Permafrost regions in the Arctic contain large amounts of frozen organic carbon. As temperatures rise, permafrost thaws, allowing microbes to break down organic matter and release carbon dioxide and methane. This creates a feedback loop of warming that causes thawing, which releases greenhouse gases, which in turn cause more warming. In fact, two-thirds of Arctic Sea ice has melted since 1958, when it was first measured.
Earth’s oceans contain powerful circulation systems that move heat around the planet. For example, the Atlantic Meridional Overturning Circulation (AMOC) drives warm surface water northward and sends cold, deep waters southward. This process delivers heat and nutrients to colder northern regions and sends carbon into the deep ocean
However, the AMOC is slowing due to rapidly rising Arctic air temperatures driven by climate change, and scientists have warned that it could eventually become so weak that they no longer transport heat around the globe. This tipping point could disrupt weather patterns across Europe, Africa and the Americas, potentially shifting rainfall patterns and intensifying global climate instability.

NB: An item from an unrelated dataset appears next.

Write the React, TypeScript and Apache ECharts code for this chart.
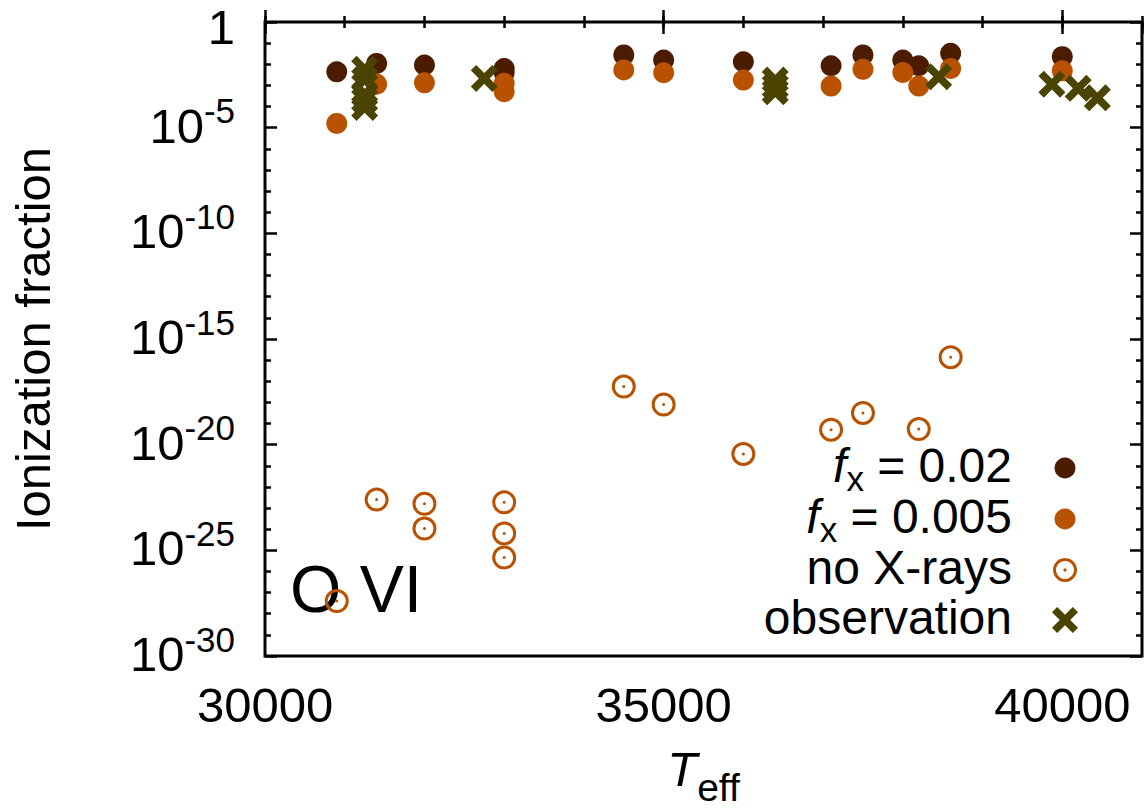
import React, { useEffect, useRef } from 'react';
import * as echarts from 'echarts';

const FONT = '"Liberation Sans", Arial, Helvetica, sans-serif';
const DARK = '#4b1c00';
const ORANGE = '#b85200';
const OLIVE = '#4a4400';

// Teff (K) and log10(ionization fraction)
const fx002Teff = [30900, 31400, 32000, 33000, 33000, 34500, 35000, 36000, 37100, 37500, 38000, 38200, 38600, 40000];
const fx002LogFrac = [-2.36, -1.96, -2.04, -2.2, -2.4, -1.56, -1.8, -1.88, -2.07, -1.56, -1.8, -2.07, -1.48, -1.64];

const fx0005Teff = [30900, 31400, 32000, 33000, 33000, 34500, 35000, 36000, 37100, 37500, 38000, 38200, 38600, 40000];
const fx0005LogFrac = [-4.8, -2.94, -2.88, -2.9, -3.3, -2.27, -2.4, -2.75, -3.03, -2.24, -2.39, -3.03, -2.2, -2.31];

const noXTeff = [30900, 31400, 32000, 32000, 33000, 33000, 33000, 34500, 35000, 36000, 37100, 37500, 38200, 38600];
const noXLogFrac = [-27.4, -22.6, -22.8, -23.97, -22.73, -24.2, -25.34, -17.25, -18.1, -20.44, -19.29, -18.5, -19.26, -15.86];

const obsTeff = [31250, 31250, 31250, 31250, 31250, 32750, 36400, 36400, 36400, 38450, 39870, 40200, 40440];
const obsLogFrac = [-2.24, -2.72, -3.41, -3.7, -4.04, -2.67, -2.75, -3.05, -3.3, -2.59, -2.94, -3.14, -3.59];

const xMin = 30000;
const xMax = 41000;
const xMajor = 5000;
const xMinor = 1000;
const yMinExp = -30;
const yMaxExp = 0;
const yMajor = 5;

const legendLabels = ['{i|f}{sub|x}{n| = 0.02}', '{i|f}{sub|x}{n| = 0.005}', '{n|no X-rays}', '{n|observation}'];

const RING =
  'path://M12,0A12,12 0 0 1 12,24A12,12 0 0 1 12,0Z M12,3A9,9 0 0 0 12,21A9,9 0 0 0 12,3Z M12,10.5A1.5,1.5 0 0 1 12,13.5A1.5,1.5 0 0 1 12,10.5Z';
const CROSS_PTS = [
  [0, 2], [2, 0], [5, 3], [8, 0], [10, 2], [7, 5], [10, 8], [8, 10], [5, 7], [2, 10], [0, 8], [3, 5],
];
const CROSS = 'path://M' + CROSS_PTS.map((p) => p.join(',')).join('L') + 'Z';

const zip = (xs: number[], ys: number[]) => xs.map((x, i) => [x, ys[i]]);

const legendRich = {
  n: { fontSize: 48, lineHeight: 48, fontFamily: FONT, verticalAlign: 'top', fill: '#000', color: '#000' },
  i: { fontSize: 48, lineHeight: 48, fontStyle: 'italic', fontFamily: FONT, verticalAlign: 'top', fill: '#000', color: '#000' },
  sub: { fontSize: 35, lineHeight: 30, padding: [20, 0, 0, 0], fontFamily: FONT, verticalAlign: 'top', fill: '#000', color: '#000' },
};

export default function App() {
  const ref = useRef<HTMLDivElement>(null);
  useEffect(() => {
    document.body.style.margin = '0';
    const chart = echarts.init(ref.current!, undefined, { renderer: 'svg' });

    const baseX = {
      type: 'value',
      min: xMin,
      max: xMax,
      splitLine: { show: false },
      axisLine: { show: false },
    };
    const baseY = {
      type: 'value',
      min: yMinExp,
      max: yMaxExp,
      interval: yMajor,
      splitLine: { show: false },
      axisLine: { show: false },
      axisTick: { inside: true, length: 12, lineStyle: { color: '#000', width: 2.5 } },
      minorTick: { show: true, splitNumber: 5, length: 6, lineStyle: { color: '#000', width: 2.5 } },
    };

    const rowY = [468, 519, 570, 620];
    const mx = 1065;
    const legendGraphics: any[] = [];
    legendLabels.forEach((lab, k) => {
      legendGraphics.push({
        type: 'text',
        x: 1012,
        y: rowY[k] - 27,
        silent: true,
        style: {
          text: lab,
          align: 'right',
          verticalAlign: 'top',
          rich: legendRich,
          fill: '#000',
        },
      });
    });
    legendGraphics.push({ type: 'circle', shape: { cx: mx, cy: rowY[0], r: 10.5 }, style: { fill: DARK } });
    legendGraphics.push({ type: 'circle', shape: { cx: mx, cy: rowY[1], r: 10.5 }, style: { fill: ORANGE } });
    legendGraphics.push({ type: 'ring', shape: { cx: mx, cy: rowY[2], r: 12, r0: 9 }, style: { fill: ORANGE } });
    legendGraphics.push({ type: 'circle', shape: { cx: mx, cy: rowY[2], r: 1.6 }, style: { fill: ORANGE } });
    legendGraphics.push({
      type: 'polygon',
      shape: { points: CROSS_PTS.map(([a, b]) => [mx - 13 + a * 2.6, rowY[3] - 13 + b * 2.6]) },
      style: { fill: OLIVE },
    });

    chart.setOption({
      animation: false,
      backgroundColor: '#fff',
      textStyle: { fontFamily: FONT },
      grid: {
        left: 265,
        right: 3,
        top: 22,
        bottom: 155,
        show: true,
        borderColor: '#000',
        borderWidth: 3,
        backgroundColor: 'transparent',
        outerBoundsMode: 'none',
        containLabel: false,
      },
      xAxis: [
        {
          ...baseX,
          position: 'bottom',
          interval: xMajor,
          axisTick: { inside: true, length: 12, lineStyle: { color: '#000', width: 2.5 } },
          axisLabel: {
            show: true,
            margin: 24,
            fontSize: 49,
            color: '#000',
            fontFamily: FONT,
            showMaxLabel: false,
            formatter: (v: number) => String(v),
          },
          name: '{i|T}{sub|eff}',
          nameLocation: 'middle',
          nameGap: 88,
          nameTextStyle: {
            rich: {
              i: { fontSize: 49, lineHeight: 49, fontStyle: 'italic', fontFamily: FONT, color: '#000', verticalAlign: 'top' },
              sub: { fontSize: 39, lineHeight: 34, padding: [24, 0, 0, 0], fontFamily: FONT, color: '#000', verticalAlign: 'top' },
            },
          },
        },
        {
          ...baseX,
          position: 'bottom',
          interval: xMinor,
          axisTick: { inside: true, length: 6, lineStyle: { color: '#000', width: 2.5 } },
          axisLabel: { show: false },
        },
        {
          ...baseX,
          position: 'top',
          interval: xMajor,
          axisTick: { inside: true, length: 12, lineStyle: { color: '#000', width: 2.5 } },
          axisLabel: { show: false },
        },
        {
          ...baseX,
          position: 'top',
          interval: xMinor,
          axisTick: { inside: true, length: 6, lineStyle: { color: '#000', width: 2.5 } },
          axisLabel: { show: false },
        },
      ],
      yAxis: [
        {
          ...baseY,
          position: 'left',
          axisLabel: {
            show: true,
            margin: 30,
            color: '#000',
            formatter: (v: number) => (v === 0 ? '{one|1}' : `{b|10}{s|${v}}`),
            rich: {
              one: { fontSize: 49, lineHeight: 49, padding: [5, 0, 0, 0], fontFamily: FONT, color: '#000', verticalAlign: 'top' },
              b: { fontSize: 49, padding: [8, 0, 12, 0], fontFamily: FONT, color: '#000', verticalAlign: 'top' },
              s: { fontSize: 35, fontFamily: FONT, color: '#000', verticalAlign: 'top' },
            },
          },
          name: 'Ionization fraction',
          nameLocation: 'middle',
          nameGap: 208,
          nameTextStyle: { fontSize: 49, fontFamily: FONT, color: '#000' },
        },
        {
          ...baseY,
          position: 'right',
          axisLabel: { show: false },
        },
      ],
      series: [
        {
          type: 'scatter',
          name: 'fx = 0.02',
          data: zip(fx002Teff, fx002LogFrac),
          symbol: 'circle',
          symbolSize: 21,
          itemStyle: { color: DARK, opacity: 1 },
          silent: true,
          z: 2,
        },
        {
          type: 'scatter',
          name: 'fx = 0.005',
          data: zip(fx0005Teff, fx0005LogFrac),
          symbol: 'circle',
          symbolSize: 21,
          itemStyle: { color: ORANGE, opacity: 1 },
          silent: true,
          z: 3,
        },
        {
          type: 'scatter',
          name: 'no X-rays',
          data: zip(noXTeff, noXLogFrac),
          symbol: RING,
          symbolSize: 24,
          itemStyle: { color: ORANGE, opacity: 1 },
          silent: true,
          z: 4,
        },
        {
          type: 'scatter',
          name: 'observation',
          data: zip(obsTeff, obsLogFrac),
          symbol: CROSS,
          symbolSize: 27,
          itemStyle: { color: OLIVE, opacity: 1 },
          silent: true,
          z: 5,
        },
      ],
      graphic: [
        {
          type: 'text',
          x: 290,
          y: 589,
          silent: true,
          z: 1,
          style: { text: 'O VI', fontSize: 66, fontFamily: FONT, fill: '#000', verticalAlign: 'middle' },
        },
        ...legendGraphics,
      ],
    });
    return () => chart.dispose();
  }, []);
  return <div ref={ref} style={{ width: 1145, height: 811 }} />;
}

Climate tipping points are especially concerning because they do not operate in isolation. Changes in one system can increase stress on another, creating a cascading chain reaction across the planet. For example, melting ice sheets contribute to rising sea levels and can also influence ocean salinity, which in turn may affect large-scale circulation systems like the AMOC.
While the idea of tipping points can sound alarming, it also includes an important counterbalance, which are positive tipping points. These occur when solutions begin to spread rapidly and reinforce themselves.
For example, as renewable energy becomes cheaper and more widely adopted, it can accelerate further investment and deployment. In fact, renewable energy is essentially accessible to every country in the world and about 29% of today’s electricity is powered by it
Similarly, there are efforts to lessen carbon emissions and even reach carbon-negative solutions. For example, Microsoft has committed to an ambitious climate goal of becoming carbon negative by 2030 and removing its entire historical carbon footprint by 2050.
Climate tipping points can feel overwhelming, but they don’t represent a fixed outcome. The Earth system remains stable and operational, with what happens next depending on the choices made now and in the years ahead.
Everyone is part of that system through the decisions people support, the habits that are adopted and the voices that are amplified. Just as climate risks can accelerate, solutions can scale quickly when enough momentum builds, through clean energy, ecosystem restoration and stronger climate policies.
The answer does not have to be perfect to make a difference, but what matters is a clear direction. The more people understand how these systems work, the better equipped they are to support actions that keep the planet stable and resilient.